Mario Alberto Carrera
El profundo lugar donde se sueña es la sede del placer, de la imaginación, de la fantasía que nos han enseñado –protervos- a no escuchar, porque la Cultura le ha puesto la etiqueta de “pecado”. Es el nido donde Dioniso inventó la tragedia acompañado del macho cabrío, para poder hablar de lo vedado y para poder manejar sabiamente lo prohibido. Acaso el Árbol (onírico) del Conocimiento bíblico.
Escuchar a los sueños no significa exactamente -hacer lo que en sueños hicimos- una vez despertamos. Significa acaso admitir que la fiebre dionisíaca transita por nuestra venas exultantes y que ¡está bien!, porque somos en esencia más Dionisos que Apolo. Significa admitir que somos torcidos, perversos, lascivos, voluptuosos, iracundos y sexuales sin engañarnos y sin engañar, poniéndonos las vestiduras de la perfección y el alba.
En el valle, en el ámbito de los sueños comanda el principio del placer que se enraíza en el núcleo de la energía cósmica. Allí despuntan lo más bueno y lo más malo del hombre: su capacidad de construir y de destruir. Allí es donde habita la vida –la voluntad- que es Eros.
Al nacer somos puro principio del placer, puro instinto. Llanto y risa nada más. Con los días se va introduciendo en nuestro corazón un viejo hosco y malhumorado que nos va prohibiendo lentamente salir a bailar.
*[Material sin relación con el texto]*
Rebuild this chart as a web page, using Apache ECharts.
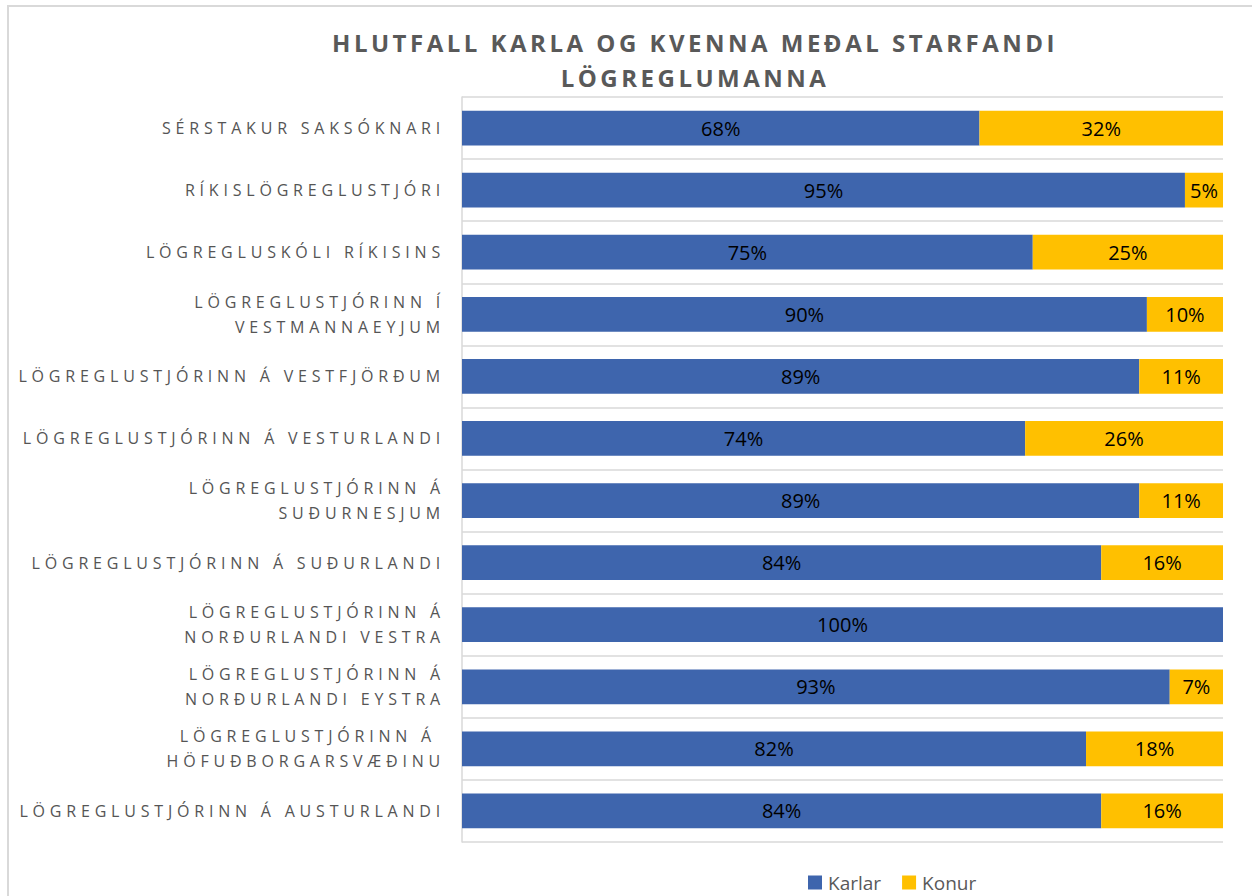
<!DOCTYPE html>
<html>
<head>
<meta charset="utf-8">
<title>Hlutfall karla og kvenna</title>
<script src="https://cdn.jsdelivr.net/npm/echarts@6/dist/echarts.min.js"></script>
<style>
  html, body { margin: 0; padding: 0; background: #fff; }
  #main { width: 1252px; height: 896px; }
</style>
</head>
<body>
<div id="main"></div>
<script>
var titleText = "HLUTFALL KARLA OG KVENNA MEÐAL STARFANDI\nLÖGREGLUMANNA";

var categories = [
  "SÉRSTAKUR SAKSÓKNARI",
  "RÍKISLÖGREGLUSTJÓRI",
  "LÖGREGLUSKÓLI RÍKISINS",
  "LÖGREGLUSTJÓRINN Í\nVESTMANNAEYJUM",
  "LÖGREGLUSTJÓRINN Á VESTFJÖRÐUM",
  "LÖGREGLUSTJÓRINN Á VESTURLANDI",
  "LÖGREGLUSTJÓRINN Á\nSUÐURNESJUM",
  "LÖGREGLUSTJÓRINN Á SUÐURLANDI",
  "LÖGREGLUSTJÓRINN Á\nNORÐURLANDI VESTRA",
  "LÖGREGLUSTJÓRINN Á\nNORÐURLANDI EYSTRA",
  "LÖGREGLUSTJÓRINN Á \nHÖFUÐBORGARSVÆÐINU",
  "LÖGREGLUSTJÓRINN Á AUSTURLANDI"
];

var seriesNames = ["Karlar", "Konur"];
var karlar = [68, 95, 75, 90, 89, 74, 89, 84, 100, 93, 82, 84];
var konur = [32, 5, 25, 10, 11, 26, 11, 16, 0, 7, 18, 16];

var FONT = "'Open Sans', 'Noto Sans', sans-serif";

var chartDom = document.getElementById("main");
var myChart = echarts.init(chartDom, null, { renderer: "svg" });

function pctLabel(p) {
  return p.value ? p.value + "%" : "";
}

var option = {
  animation: false,
  color: ["#3e65ad", "#ffc000"],
  graphic: [
    {
      type: "rect",
      shape: { x: 8, y: 6, width: 1400, height: 1000 },
      style: { fill: "none", stroke: "#d9d9d9", lineWidth: 2 },
      silent: true
    }
  ],
  title: {
    text: titleText,
    left: 690,
    top: 20,
    textAlign: "center",
    textStyle: {
      fontFamily: FONT,
      fontSize: 24,
      fontWeight: "bold",
      color: "#595959",
      lineHeight: 35
    }
  },
  legend: {
    data: seriesNames,
    left: 803,
    top: 868,
    icon: "rect",
    itemWidth: 14,
    itemHeight: 14,
    itemGap: 21,
    textStyle: { fontFamily: FONT, fontSize: 19, color: "#595959", padding: [0, 0, 0, 1] }
  },
  grid: {
    left: 462,
    right: 29,
    top: 97,
    bottom: 54
  },
  xAxis: {
    type: "value",
    min: 0,
    max: 100,
    axisLabel: { show: false },
    axisLine: { show: false },
    axisTick: { show: false },
    splitLine: { show: false }
  },
  yAxis: {
    type: "category",
    inverse: true,
    data: categories,
    axisLine: { show: true, lineStyle: { color: "#d9d9d9", width: 1.5 } },
    axisTick: { show: false },
    splitLine: { show: true, lineStyle: { color: "#d9d9d9", width: 1.5 } },
    axisLabel: {
      fontFamily: FONT,
      fontSize: 16,
      color: "#555555",
      lineHeight: 25,
      margin: 17
    }
  },
  series: [
    {
      name: seriesNames[0],
      type: "bar",
      stack: "total",
      data: karlar,
      barCategoryGap: "44%",
      label: { show: true, position: "inside", color: "#000", fontFamily: FONT, fontSize: 20, formatter: pctLabel }
    },
    {
      name: seriesNames[1],
      type: "bar",
      stack: "total",
      data: konur,
      barCategoryGap: "44%",
      label: { show: true, position: "inside", color: "#000", fontFamily: FONT, fontSize: 20, formatter: pctLabel }
    }
  ]
};

myChart.setOption(option);

// letter spacing as in the original (axis labels and title are tracked out)
function spaceText() {
  var labelLines = [];
  categories.forEach(function (c) {
    c.split("\n").forEach(function (l) { labelLines.push(l.trim()); });
  });
  var titleLines = titleText.split("\n");
  var texts = chartDom.querySelectorAll("svg text");
  for (var i = 0; i < texts.length; i++) {
    var t = texts[i].textContent.trim();
    if (labelLines.indexOf(t) >= 0) {
      texts[i].style.letterSpacing = "4.8px";
    } else if (titleLines.indexOf(t) >= 0) {
      texts[i].style.letterSpacing = "3.5px";
    }
  }
}
spaceText();
</script>
</body>
</html>
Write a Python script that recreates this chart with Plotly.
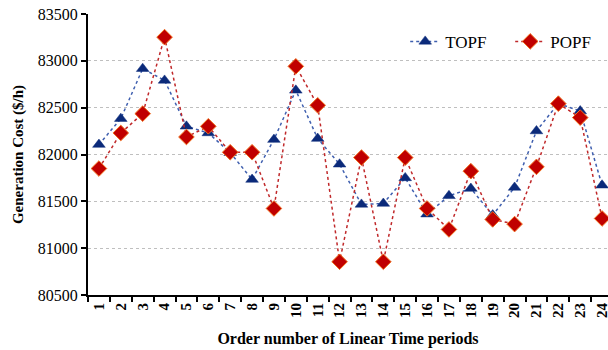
import plotly.graph_objects as go

periods = [str(i) for i in range(1, 25)]
topf = [82106, 82383, 82916, 82791, 82301, 82230, 82020, 81733, 82159, 82685,
        82170, 81896, 81467, 81477, 81750, 81363, 81559, 81637, 81353, 81648,
        82251, 82545, 82464, 81672]
popf = [81850, 82230, 82436, 83253, 82187, 82301, 82024, 82024, 81424, 82941,
        82525, 80855, 81967, 80855, 81967, 81424, 81200, 81822, 81307, 81257,
        81868, 82543, 82394, 81317]
y_ticks = [80500, 81000, 81500, 82000, 82500, 83000, 83500]

FONT = "Liberation Serif"

fig = go.Figure()
fig.add_trace(go.Scatter(
    x=periods, y=topf, name="TOPF", mode="lines+markers",
    line=dict(color="#3F5FAF", width=1.5, dash="dot"),
    marker=dict(symbol="triangle-up", size=11, color="#0B2A7A",
                line=dict(color="#0B2A7A", width=0.5)),
    cliponaxis=False,
))
fig.add_trace(go.Scatter(
    x=periods, y=popf, name="POPF", mode="lines+markers",
    line=dict(color="#C0282A", width=1.5, dash="dot"),
    marker=dict(symbol="diamond", size=12, color="#C00000",
                line=dict(color="#F07020", width=1)),
    cliponaxis=False,
))

fig.update_layout(
    width=608, height=350,
    margin=dict(l=88, r=0, t=14, b=55, autoexpand=False),
    paper_bgcolor="white", plot_bgcolor="white",
    font=dict(family=FONT, color="black"),
    showlegend=True,
    legend=dict(orientation="h", x=0.61, y=0.965, xanchor="left", yanchor="top",
                font=dict(family=FONT, size=17, color="black"),
                bgcolor="rgba(0,0,0,0)", tracegroupgap=0,
                entrywidth=60, entrywidthmode="pixels"),
)
fig.update_xaxes(
    type="category", categoryorder="array", categoryarray=periods,
    range=[-0.5, 23.27], tickson="boundaries", automargin=False,
    ticks="outside", ticklen=5, tickwidth=1.5, tickcolor="black",
    tickangle=-90, tickfont=dict(family=FONT, size=15, weight="bold"),
    ticklabeloverflow="allow",
    showline=True, linecolor="black", linewidth=2, showgrid=False,
    title=dict(text="<b>Order number of Linear Time periods</b>",
               font=dict(family=FONT, size=16), standoff=16),
)
fig.update_yaxes(
    range=[80500, 83500], tickvals=y_ticks, ticktext=[str(v) for v in y_ticks],
    ticks="outside", ticklen=5, tickwidth=1.5, tickcolor="black",
    tickfont=dict(family=FONT, size=16), automargin=False,
    ticklabeloverflow="allow",
    showline=True, linecolor="black", linewidth=2,
    showgrid=True, gridcolor="#BFBFBF", gridwidth=1, griddash="dot",
    zeroline=False,
    title=dict(text="<b>Generation Cost ($/h)</b>",
               font=dict(family=FONT, size=15), standoff=11),
)

fig.write_html("out.html", config={"displayModeBar": False},
               post_script="document.body.style.margin='0';document.body.style.overflow='hidden';")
Sólo Zaratustra, el único filósofo que danza, no permitió que tal prohibición se consumara a ultranza. De otra manera se habría verificado la castración.
La Cultura castra al hombre para escribir la Historia. Disminuye nuestros ímpetus, adelgaza nuestra rebeldía y menoscaba el vigor extenso que heredamos del sol. Este es el pago que tenemos que cancelar por el derecho a ser “humanos”, de acuerdo con los postulados que la civilización suscribió para erigir secularmente los rasgos de este ser humillado que llamamos hombre.
Pero se “deshumilla” en sueños. En sueños sobre todo cuando provienen del torrente que llamamos inconsciente colectivo. Allí, en ese río dionisíaco, vuelve a escuchar el rugido de la fiera que a pesar de todo aún lleva dentro y vuelve a integrarse a la naturaleza, a la tierra y al cosmos de donde alguna vez voló. Como una serpiente llena de vida pero también de dolor y de muerte.
La lengua de los sueños la hemos olvidado tal vez obligados por la amenaza del castigo -que encarna el pecado- y sólo la escuchan y la hablan quienes oyen poesía y pintan la locura de la provocación insurgente.
Los sueños son el lenguaje olvidado pero que resurge airoso en la épica, en el teatro, en los autos sacratísimos y hasta en la misma Biblia del Nuevo y el Antiguo Testamento. El Arcángel Gabriel visita a Mío Cid y lo consuela. San José es advertido en sueños de la decapitación próxima de los santos inocentes. El sueño del faraón profetizándole siete años de vacas gordas y siete de vacas flacas. O María Antonieta soñando la deflagración y caída -de los Capeto- del trono francés.
El lenguaje de los sueños es acaso el leguaje más polisémico de todos: para desnudar la Historia o para desnudar al hombre.
En el nido de los sueños se encuentra alucinado todo el hombre delirando sin podas, sin maquillaje, sin amputaciones convenientes y discretas. Aparecemos de cuerpo entero y la cosmética está prohibida. Todo es sin máscaras. El hombre está dentro del hombre y allí lo encontraremos sólo si nos permitimos bajar o subir al lugar -a veces prohibido- donde se sueña.